Turmeric is widely cultivated for its rhizomes which are used as a bright
yellow-orange culinary spice. It has been known as poor man's saffron because it offers a less expensive alternative yellow colouring.
In turmeric, curcumin is the primary pigment and is generally used in various food industries as a food color. It is mainly used in dairy products, beverages, cereal, confectionary, ice cream, bakery, and savory products.
Turmeric is mostly used in flavored milk drinks, cultured milk and desserts to obtain lemon and banana colors in dairy.
Turmeric is added at higher levels to sausages, pickles, relishes, sauces, dry mixes, and fish due to its original usage as a spice.
- Turmeric contains curcumin and an essential oil
- Dry rhizomes yield 5.8 % essential oil
- Fresh ones yield 0.24 % oil containing zingiberine
- Ketone and alcohol are obtained on volatile distillation
Turmeric’s color properties is everlasting but flavour and aroma is loss quickly if not store properly. Store it in airtight containers away from sunlight. Store in cool, dark, dry places.
Value per 100 grams
- Moisture :13.100 gm
- Protein : 6.300 gm
- Fat : 5.100 gm
- Minerals : 3.500 gm
- Fibre: 2.600 gm
- Carbohydrates: 69.400 gm
- Energy: 349.000 K cal
- Calcium: 150.000 mg
- Phosphorus: 282.000 mg
- Iron: 67.800 mg
In addition, it also contains calcium, phosphorous, iron, carotene, thiamine and niacin.
Two teaspoons of turmeric contains
- Iron: 1.88 milligrams
- Vitamin B: 0.08 milligrams
- Dietary fiber: 0.96 grams
- Potassium: 114.48 milligrams
- Manganese: 0.36 grams
Turmeric is a spice made from grinding the roots of the Curcuma longa plant, also called curcumin.

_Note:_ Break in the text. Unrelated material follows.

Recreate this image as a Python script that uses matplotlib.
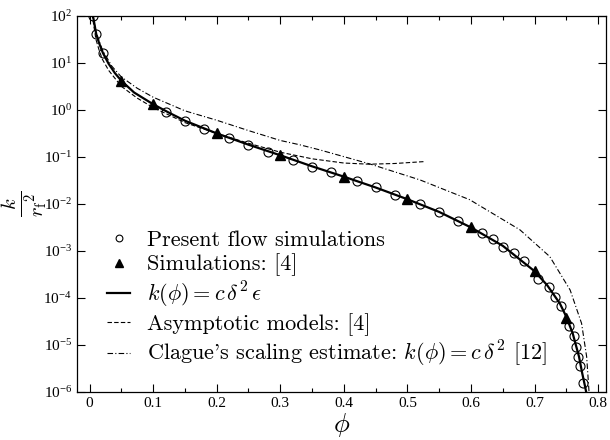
import numpy as np
import matplotlib
matplotlib.use("Agg")
import matplotlib.pyplot as plt
from matplotlib.ticker import MultipleLocator, LogLocator, NullLocator

plt.rcParams['font.family'] = ['Liberation Serif', 'DejaVu Serif']
plt.rcParams['mathtext.fontset'] = 'cm'

# present flow simulations (open circles)
phi_sim = [0.006, 0.0105, 0.021, 0.12, 0.15, 0.18, 0.22, 0.25, 0.28, 0.32, 0.35, 0.38,
           0.42, 0.45, 0.48, 0.52, 0.55, 0.58, 0.618, 0.635, 0.651, 0.667, 0.683,
           0.706, 0.722, 0.732, 0.742, 0.755, 0.762, 0.765, 0.769, 0.772, 0.777]
logk_sim = [2.0, 1.61, 1.21, -0.04, -0.23, -0.40, -0.60, -0.74, -0.89, -1.07, -1.21, -1.33,
            -1.52, -1.65, -1.81, -2.00, -2.18, -2.36, -2.62, -2.75, -2.91, -3.05, -3.21,
            -3.60, -3.77, -3.97, -4.17, -4.60, -4.81, -5.05, -5.25, -5.44, -5.80]

# simulations from [4] (filled triangles)
phi_ref = [0.05, 0.1, 0.2, 0.3, 0.4, 0.5, 0.6, 0.7, 0.75]
logk_ref = [0.62, 0.12, -0.50, -0.965, -1.42, -1.90, -2.50, -3.43, -4.43]

# k(phi) = c delta^2 eps (solid)
phi_fit = [0.004, 0.006, 0.0105, 0.015, 0.021, 0.03, 0.04, 0.05, 0.07, 0.1, 0.125, 0.15,
           0.2, 0.25, 0.3, 0.35, 0.4, 0.45, 0.5, 0.55, 0.6, 0.65, 0.7, 0.72, 0.74,
           0.75, 0.76, 0.77, 0.775, 0.779, 0.782]
logk_fit = [2.05, 1.95, 1.61, 1.42, 1.21, 0.98, 0.78, 0.62, 0.37, 0.12, -0.06, -0.23,
            -0.50, -0.74, -0.965, -1.2, -1.42, -1.65, -1.90, -2.17, -2.50, -2.89, -3.43,
            -3.73, -4.12, -4.40, -4.75, -5.25, -5.6, -5.85, -6.05]

# asymptotic models from [4] (dashed)
phi_asy = [0.004, 0.006, 0.01, 0.015, 0.02, 0.03, 0.05, 0.075, 0.1, 0.15, 0.2, 0.25,
           0.3, 0.35, 0.4, 0.44, 0.48, 0.526]
logk_asy = [2.05, 1.85, 1.50, 1.27, 1.08, 0.84, 0.50, 0.25, 0.05, -0.27, -0.50, -0.71,
            -0.90, -1.04, -1.13, -1.155, -1.14, -1.10]

# Clague's scaling estimate (dash-dot)
phi_cla = [0.004, 0.006, 0.01, 0.02, 0.035, 0.05, 0.075, 0.1, 0.15, 0.2, 0.25, 0.3, 0.33,
           0.362, 0.441, 0.52, 0.598, 0.677, 0.724, 0.756, 0.774, 0.782, 0.786]
logk_cla = [2.05, 1.93, 1.66, 1.28, 0.93, 0.70, 0.46, 0.27, -0.02, -0.22, -0.44, -0.65, -0.74,
            -0.85, -1.15, -1.49, -1.91, -2.55, -3.12, -3.83, -4.54, -5.25, -6.05]

fig = plt.figure(figsize=(6.1, 4.4), dpi=100)
ax = fig.add_axes([0.126, 0.109, 0.867, 0.855])

ax.plot(phi_fit, 10.0 ** np.array(logk_fit), color='black', lw=1.6,
        label=r'$k(\phi) = c\,\delta^2\,\epsilon$', zorder=3)
ax.plot(phi_asy, 10.0 ** np.array(logk_asy), color='black', lw=0.8, ls=(0, (4, 2)),
        label='Asymptotic models: [4]')
ax.plot(phi_cla, 10.0 ** np.array(logk_cla), color='black', lw=0.8, ls=(0, (5, 2, 1, 2)),
        label=r"Clague's scaling estimate: $k(\phi) = c\,\delta^2$ [12]")
ax.plot(phi_sim, 10.0 ** np.array(logk_sim), ls='none', marker='o', ms=6.5, mfc='none',
        mec='black', mew=0.8, label='Present flow simulations', zorder=4)
ax.plot(phi_ref, 10.0 ** np.array(logk_ref), ls='none', marker='^', ms=7, color='black',
        label='Simulations: [4]', zorder=5)

ax.set_yscale('log')
ax.set_xlim(-0.02, 0.812)
ax.set_ylim(1e-6, 1e2)
ax.xaxis.set_minor_locator(MultipleLocator(0.05))
ax.yaxis.set_major_locator(LogLocator(base=10, numticks=20))
ax.yaxis.set_minor_locator(NullLocator())
ax.set_xticks([0, 0.1, 0.2, 0.3, 0.4, 0.5, 0.6, 0.7, 0.8])
ax.set_xticklabels(['0', '0.1', '0.2', '0.3', '0.4', '0.5', '0.6', '0.7', '0.8'])
ax.tick_params(which='both', direction='in', top=True, right=True, labelsize=11, width=0.8)
ax.tick_params(which='major', length=6)
ax.tick_params(which='minor', length=3)
for s in ax.spines.values():
    s.set_linewidth(0.9)

ax.set_xlabel(r'$\phi$', fontsize=19)
ax.xaxis.set_label_coords(0.5, -0.05, transform=ax.transAxes)
ax.xaxis.label.set_va('top')
ax.set_ylabel(r'$\frac{k}{{r_{\mathrm{f}}}^{2}}$', fontsize=21)
ax.yaxis.set_label_coords(-0.052, 0.5, transform=ax.transAxes)

handles, labels = ax.get_legend_handles_labels()
order = [3, 4, 0, 1, 2]
ax.legend([handles[i] for i in order], [labels[i] for i in order], loc='lower left',
          bbox_to_anchor=(0.02, 0.008), frameon=False, handlelength=1.0, handletextpad=0.8,
          labelspacing=0.15, prop={'family': 'cmr10', 'size': 16}, markerscale=0.75)

fig.savefig('out.png', dpi=100)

It is a prime ingredient in curry powder and figures heavily in Asian cuisines. Because it imparts a vivid yellow color to the food it is cooked with; it is often used to color as well as flavor condiments, rice dishes and sauces.
- It is one of the principle ingredients of curry powder.
- Turmeric can be used as a substitute for saffron.
- It is used to flavour and colour butter, cheese, margarine, pickles, mustard, liquor, fruit drinks, cakes, table jellies, fruit dishes and other foodstuffs.
- Use Turmeric to add Eastern mystery to new favorites as well as in traditional curries, rice and chicken dishes, and condiments.
- Turmeric is a classic addition to chutneys, pickles, and relishes. Add a pinch of Turmeric to fish soups. Blend with melted butter and drizzle over cooked vegetables, pasta, or potatoes.
- In Asiatic countries it is utilized as a food adjunct in many vegetables, meat and fish preparations.
- Turmeric’s small quantity is used in medicine and cosmetics and major quantity of turmeric is utilised as a condiment in India.
- Turmeric oil is also used to impart the flavour in food and perfume industries.
- It adds a warm, mild aroma and distinctive yellow colour to foods.
- Turmeric is extremely strong, and actually gets stronger when cooked. A little goes a long way, so use it carefully when experiment it.
- It is a powerful yellow dye; therefore keep away from touching your clothing when working with turmeric.
- Substitute 1 teaspoon dry mustard for 1 teaspoon of turmeric.
- Due to different varieties the color of turmeric can vary from deep yellow-orange to bright yellow.